Use Case: Rapid quantum algorithm development, circuit optimization, bridging classical teams to quantum programming

Best For: Organizations wanting to develop quantum applications without deep quantum programming expertise

Pros:

• Dramatically reduces development time for complex algorithms
• Abstracts away low-level quantum details
• Hardware flexibility prevents vendor lock-in
• Strong partnerships (BMW, NVIDIA, CERN)

Cons:

• Software-only platform (requires hardware from other vendors)
• Smaller community compared to Qiskit
• Optimization focused on specific problem types

What Engineering & Mission Teams Should Look for in a Quantum Company

Technology maturity

Look beyond qubit count. Evaluate coherence times, gate fidelity, and error rates. Ensure the company has demonstrated results on real hardware, not just simulations.

Hardware-agnostic access

Choose platforms that support multiple hardware types to reduce vendor lock-in. Being able to switch between superconducting, trapped-ion, and neutral-atom systems ensures flexibility as technology evolves.

Application fit

Align the platform’s strengths with your problem. D-Wave excels at optimization, IBM supports general-purpose computing, and BQP specializes in mission-focused aerospace and defense workflows. Avoid hype-driven choices.

Ecosystem & partnerships

Integration with cloud platforms, classical HPC, and existing workflows matters more than standalone capability. Check if the quantum system works seamlessly with tools your team already uses and if it has strong vendor partnerships.

Support & services

Consider consulting support, hybrid workflow enablement, digital twin compatibility, and quantum-inspired options for near-term results. Mission-critical applications need hands-on guidance, not just documentation.

Conclusion

The quantum computing ecosystem includes hardware innovators, software platforms, and solution providers each critical for mission-driven engineering. Understanding their strengths helps teams choose the right partners, optimize workflows, and accelerate adoption of quantum technologies.

BQP bridges the gap between quantum potential and practical use. With mission-specific optimization, digital twin validation, and hybrid workflows, teams can achieve real results today while preparing for future quantum hardware, turning innovation into operational advantage.

Ready to unlock quantum-inspired optimization for your missions? 

Book a demo with BQP Boson today and see how your team can deliver results now while preparing for the quantum future.

FAQs

Are all quantum computing companies building hardware?

No—many focus on software, cloud platforms, or quantum-inspired optimization rather than physical quantum processors.
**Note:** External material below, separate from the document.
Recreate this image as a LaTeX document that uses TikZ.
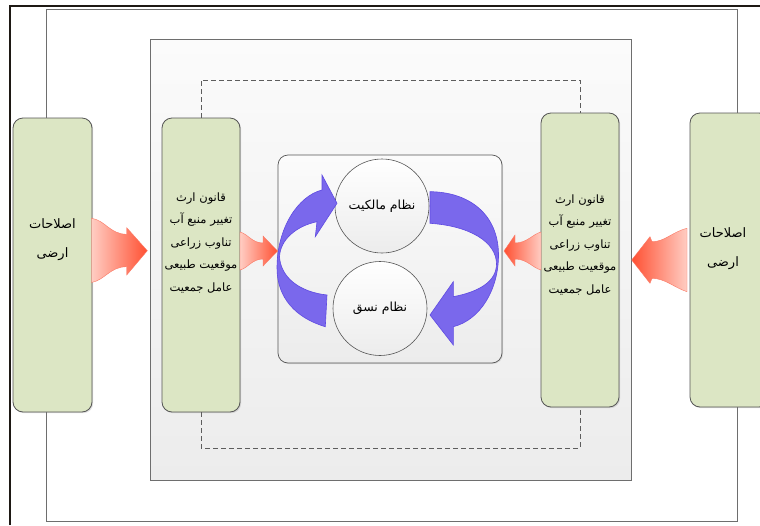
\documentclass[tikz,border=0pt]{standalone}
\usepackage{fontspec}
\newfontfamily\arabicfont[Script=Arabic]{DejaVu Sans}
\TeXXeTstate=1
\usetikzlibrary{shadows}
\newcommand{\fa}[1]{\beginR #1\endR}
\definecolor{boxgreen}{RGB}{220,230,196}
\definecolor{boxline}{RGB}{85,85,85}
\definecolor{connline}{RGB}{110,110,110}
\definecolor{framecol}{RGB}{30,25,20}
\definecolor{redlight}{RGB}{255,205,195}
\definecolor{reddark}{RGB}{255,80,50}
\definecolor{redline}{RGB}{250,120,100}
\definecolor{bluefill}{RGB}{122,104,236}
\definecolor{blueline}{RGB}{95,75,225}
\definecolor{panelhi}{RGB}{251,251,251}
\definecolor{panello}{RGB}{236,236,236}
\begin{document}
\begin{tikzpicture}[x=1pt,y=-1pt,
  greenbox/.style={draw=boxline, fill=boxgreen, rounded corners=10pt, line width=0.8pt,
    minimum width=79pt, minimum height=294pt, inner sep=0pt,
    drop shadow={opacity=0.25, shadow xshift=1.2pt, shadow yshift=-1.2pt}},
  panel/.style={draw=connline, top color=panelhi, bottom color=panello, line width=0.7pt,
    minimum width=481pt, minimum height=441pt, inner sep=0pt},
  centerbox/.style={draw=boxline, top color=panelhi, bottom color=panello, rounded corners=10pt,
    line width=0.7pt, minimum width=224pt, minimum height=208pt, inner sep=0pt,
    drop shadow={opacity=0.2, shadow xshift=1pt, shadow yshift=-1pt}},
  ball/.style={circle, draw=boxline, top color=white, bottom color=panello, line width=0.6pt,
    minimum size=94pt, inner sep=0pt},
  conn/.style={draw=connline, line width=0.7pt},
  dashconn/.style={draw=connline!85!black, line width=0.7pt, dash pattern=on 5pt off 3pt},
  redarrow/.style={draw=redline, line width=0.4pt},
  bluearrow/.style={fill=bluefill, draw=blueline, line width=0.6pt},
  txt/.style={font=\arabicfont\fontsize{11.5}{22.5}\selectfont, align=center, inner sep=0pt, text=black},
  balltxt/.style={font=\arabicfont\fontsize{12.5}{15}\selectfont, align=center, inner sep=0pt, text=black},
  bigtxt/.style={font=\arabicfont\fontsize{13}{29}\selectfont, align=center, inner sep=0pt, text=black}
]
\useasboundingbox (0,0) rectangle (760,525);
\clip (0,0) rectangle (760,525);
\fill[white] (0,0) rectangle (760,525);

% page frame
\draw[line width=2pt, framecol] (9.5,525) -- (9.5,5.5) -- (760,5.5);

% inner panel
\node[panel] (P) at (390.5,259.5) {};

% green boxes
\node[greenbox] (L1) at (52.5,265) {};
\node[greenbox, minimum width=78pt] (L2) at (201,265) {};
\node[greenbox, minimum width=78pt] (R2) at (580,260) {};
\node[greenbox] (R1) at (729.5,260) {};

% outer connector
\coordinate (topy) at (0,9);
\coordinate (boty) at (0,521);
\draw[conn] ([xshift=-6.5pt]L1.north) -- ([xshift=-6.5pt]L1.north |- topy) -| ([xshift=7.5pt]R1.north);
\draw[conn] ([xshift=-6.5pt]L1.south) -- ([xshift=-6.5pt]L1.south |- boty) -| ([xshift=7.5pt]R1.south);

% dashed connector
\coordinate (dtop) at (0,80);
\coordinate (dbot) at (0,448);
\draw[dashconn] (L2.north) -- (L2.north |- dtop) -| (R2.north);
\draw[dashconn] (L2.south) -- (L2.south |- dbot) -| (R2.south);

% centre box and circles
\node[centerbox] (C) at (390,259) {};
\node[ball] (O1) at (382,206) {};
\node[ball] (O2) at (380,308.5) {};

% blue circular arrows
\path[bluearrow] (325.3,326.7) .. controls (296,318) and (277,298) .. (277,268)
  .. controls (277,228) and (298,196) .. (322,190) -- (322,175) -- (337,203.3)
  -- (315.3,236.7) -- (317,221.7) .. controls (296,226) and (280,240) .. (279.5,257)
  .. controls (281,278) and (300,292) .. (327,295) -- cycle;
\path[bluearrow] (430,191.7) .. controls (470,192) and (498.5,215) .. (498.5,255)
  .. controls (498.5,290) and (480,320) .. (453.3,326.7) -- (453.3,345) -- (430,315)
  -- (453.3,281.7) -- (453.3,296.7) .. controls (478,292) and (496.5,282) .. (496.5,264)
  .. controls (496.5,242) and (470,226) .. (430,223.3) -- cycle;

% red arrows
\path[redarrow, left color=redlight, right color=reddark]
  (91.5,218.3) .. controls (105,220) and (110,234.3) .. (126.7,234.3) -- (126.7,227.7)
  -- (147.3,250.7) -- (126.7,275) -- (126.7,266.7) .. controls (110,266.7) and (105,280) .. (91.5,282.5) -- cycle;
\path[redarrow, left color=redlight, right color=reddark]
  (240,232) .. controls (248,234) and (252,243) .. (263,243) -- (263,236) -- (277.5,251)
  -- (263,266) -- (263,259) .. controls (252,259) and (248,268) .. (240,270) -- cycle;
\path[redarrow, left color=reddark, right color=redlight]
  (541,232) .. controls (533,234) and (527,243) .. (515,243) -- (515,235) -- (504,251)
  -- (515,266) -- (515,259) .. controls (527,259) and (533,268) .. (541,270) -- cycle;
\path[redarrow, left color=reddark, right color=redlight]
  (687,228.3) .. controls (672,232) and (665,241.7) .. (652,241.7) -- (650,236.7) -- (631.7,260)
  -- (650,283.3) -- (652,278.3) .. controls (665,278.3) and (675,288) .. (687,291.7) -- cycle;

% texts
\node[bigtxt] (tL1) at (52.5,240) {\fa{اصلاحات}\\\fa{ارضی}};
\node[txt] (tL2) at (201,243) {\fa{قانون ارث}\\\fa{تغییر منبع آب}\\\fa{تناوب زراعی}\\\fa{موقعیت طبیعی}\\\fa{عامل جمعیت}};
\node[txt] (tR2) at (580,245) {\fa{قانون ارث}\\\fa{تغییر منبع آب}\\\fa{تناوب زراعی}\\\fa{موقعیت طبیعی}\\\fa{عامل جمعیت}};
\node[bigtxt] (tR1) at (723,249) {\fa{اصلاحات}\\\fa{ارضی}};
\node[balltxt] (tO1) at (O1) {\fa{نظام مالکیت}};
\node[balltxt] (tO2) at (O2) {\fa{نظام نسق}};
\end{tikzpicture}
\end{document}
Classiq builds software tools, Amazon Braket provides cloud access to others' hardware, and BQP delivers quantum-inspired solutions on classical systems.

Should mission teams partner only with the largest quantum companies?

Not necessarily. Larger players provide scale, robustness, and ecosystem integration. But specialized companies may offer better fits for specific problems—D-Wave for optimization, IonQ for high-fidelity gates, BQP for mission-ready aerospace solutions. Match the company to your needs.

How soon will quantum companies deliver mission-ready systems?

It varies widely. Quantum-inspired methods (BQP) work today. Quantum annealing (D-Wave) handles specific optimization problems now. General-purpose fault-tolerant quantum computing remains 5-10 years away for most applications. Hybrid approaches bridge the gap.

Can I work with more than one quantum company in my project?

Yes—many platforms support multi-vendor access, and being vendor-agnostic reduces lock-in risk. Amazon Braket and Azure Quantum provide access to multiple hardware types. Open-source tools like Qiskit work across vendors. Diversification makes sense given technology uncertainty.

How does BQP help me evaluate quantum company offerings?

BQP bridges the gap by modeling your mission problem, selecting relevant provider offerings, and validating quantum-inspired/quantum workflows within digital twin simulation. We help teams understand which quantum approaches fit their specific needs and provide practical optimization today while preparing for future quantum adoption.